Executes the 90-day abolition of all Constitution non-enumerated Executive entities under chapter 14 and possesses plenary freeze authority during the transition period.

CHAPTER 13—STATUTE DEPARTMENTS

§ 1301. Purpose and replacement of unconstitutional omnibus agencies

The sprawling, permanent bureaucracies that currently exercise sweeping jurisdiction over entire subject areas (environment, education, transportation, housing and urban development, health, labor, energy, agriculture beyond enumerated powers, and others) are not authorized by any clause of Article I, Section 8 of the Constitution, and are repugnant to the Tenth Amendment. Although Congress possesses authority to regulate commerce among the states, the present Department of Commerce and similar departments vastly exceed that power. This chapter replaces all such unconstitutional omnibus agencies with single-purpose Statute Departments, each limited to administering one specific Act of Congress that itself falls within an enumerated power.

§ 1302. Creation of a Statute Department

A Statute Department is created if and only if a public law contains the exact phrase: “There is hereby established the [Name] Statute Department to administer this Act.” No other language or implication shall create a Statute Department.

§ 1303. Exclusive powers and duties

A Statute Department shall have no powers except those expressly granted in its single creating statute and any subsequent amendments to that exact statute. It possesses no implied, inherent, residual, emergency, or investigative powers beyond the four corners of its creating statute, and it shall have no authority over any other statute or subject matter.

§ 1304. Rulemaking authority

Any regulation, guidance, order, or interpretation proposed by a Statute Department shall have no force or effect unless and until it is enacted into law through the normal legislative process—passage by both Houses of Congress and presentment to the President for signature or veto.

§ 1305. Abolition upon repeal of its creating statute

If the creating statute of a Statute Department is repealed in whole or in part such that no duties remain, the Statute Department is abolished thirty (30) days after the repeal takes effect. All employees are terminated and each receives ninety (90) days’ severance pay from remaining appropriations.

CHAPTER 14—STATE RESTORATION DIVISION

§ 1401. Duties and powers

(a) Within three (3) hours of enactment of this chapter, the State Restoration Division shall publish the definitive list of all existing executive entities that are neither traditional Cabinet departments exercising enumerated powers under Article I, Section 8, nor Statute Departments created pursuant to chapter 13.
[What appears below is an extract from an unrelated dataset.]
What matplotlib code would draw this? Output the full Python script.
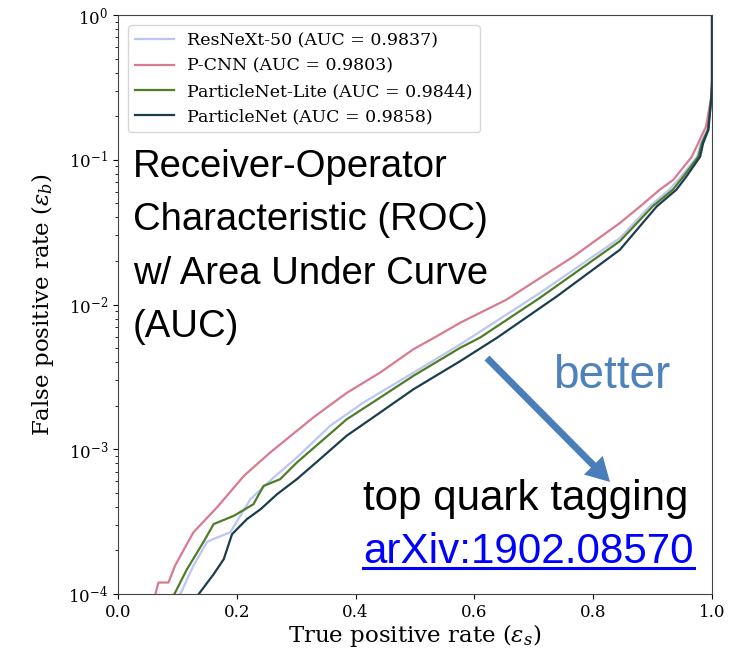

(b) Every entity on that list—including but not limited to the Departments of Education, Energy, Housing and Urban Development, Transportation, Labor, Commerce (in its present form), Health and Human Services (except portions later converted to Statute Departments), Agriculture (except enumerated powers), Interior (except enumerated powers), the Environmental Protection Agency, and all independent agencies and commissions—exercises powers not delegated to the United States and is repugnant to Article I, Section 8 and the Tenth Amendment.

(c) Ninety (90) days after enactment, every entity on the list is abolished by operation of law. Its legal existence ceases, appropriations are canceled, employees are terminated or transferred at the sole discretion of the Secretary of Innovation, and all functions cease at the federal level.
(d) From enactment until the 90th day, the Division may freeze all new regulations, obligations, hiring, contracts, grants, loans, and spending by entities scheduled for abolition.

CHAPTER 15—LIMITATION OF JUDICIAL POWER

§ 1501. Judicial review prohibited

The practice of judicial review as exercised since Marbury v. Madison (1803) insofar as it extends beyond the resolution of actual cases and controversies between specific parties is an unconstitutional expansion of Article III power. Accordingly, no federal court shall have jurisdiction to enjoin, stay, set aside, or delay any action taken under chapters 12 through 16, including the abolition of agencies under § 1401 or the creation, modification, or abolition of any Statute Department, except in a concrete case brought by a person claiming direct personal injury.

CHAPTER 16—PERSONNEL AND MISCELLANEOUS

§ 1601. Personnel rules

(a) No person may serve in any position from the Secretary of Innovation down through GS-15 or equivalent (senior managers, division directors, and policy-level staff) for longer than eight (8) consecutive years. Lower-grade career employees may continue indefinitely to preserve institutional knowledge.

(b) At least thirty percent (30 %) of all personnel in the Department of Innovation must be private-sector or state-government secondees at all times. Employees may be separated without cause if necessary to maintain this ratio.

§ 1602. Funding

The Department shall be funded through annual appropriations, with priority given to verified savings identified by the Bureau of Waste, Duplication & Corruption Elimination.

§ 1603. Severability

If any provision of chapters 12 through 16 is held invalid, the remainder shall not be affected.

SECTION 4. REPEALS

All provisions of existing law that create, fund, or grant any power or authority to any executive entity that is neither—

(1) a traditional Cabinet department exercising only powers enumerated in Article I, Section 8 of the Constitution of the United States, nor

(2) a Statute Department created pursuant to chapter 13 of this title—

are hereby repealed to the extent of such creation, funding, or grant of power or authority.

The list published by the State Restoration Division pursuant to 5 U.S.C. § 1401 shall constitute conclusive evidence of the entities subject to repeal and abolition under this section.

SECTION 5. EFFECTIVE DATE

This Act and chapters 12 through 16 of title 5, United States Code, as enacted by this Act, shall take effect immediately upon the date of enactment of this Act.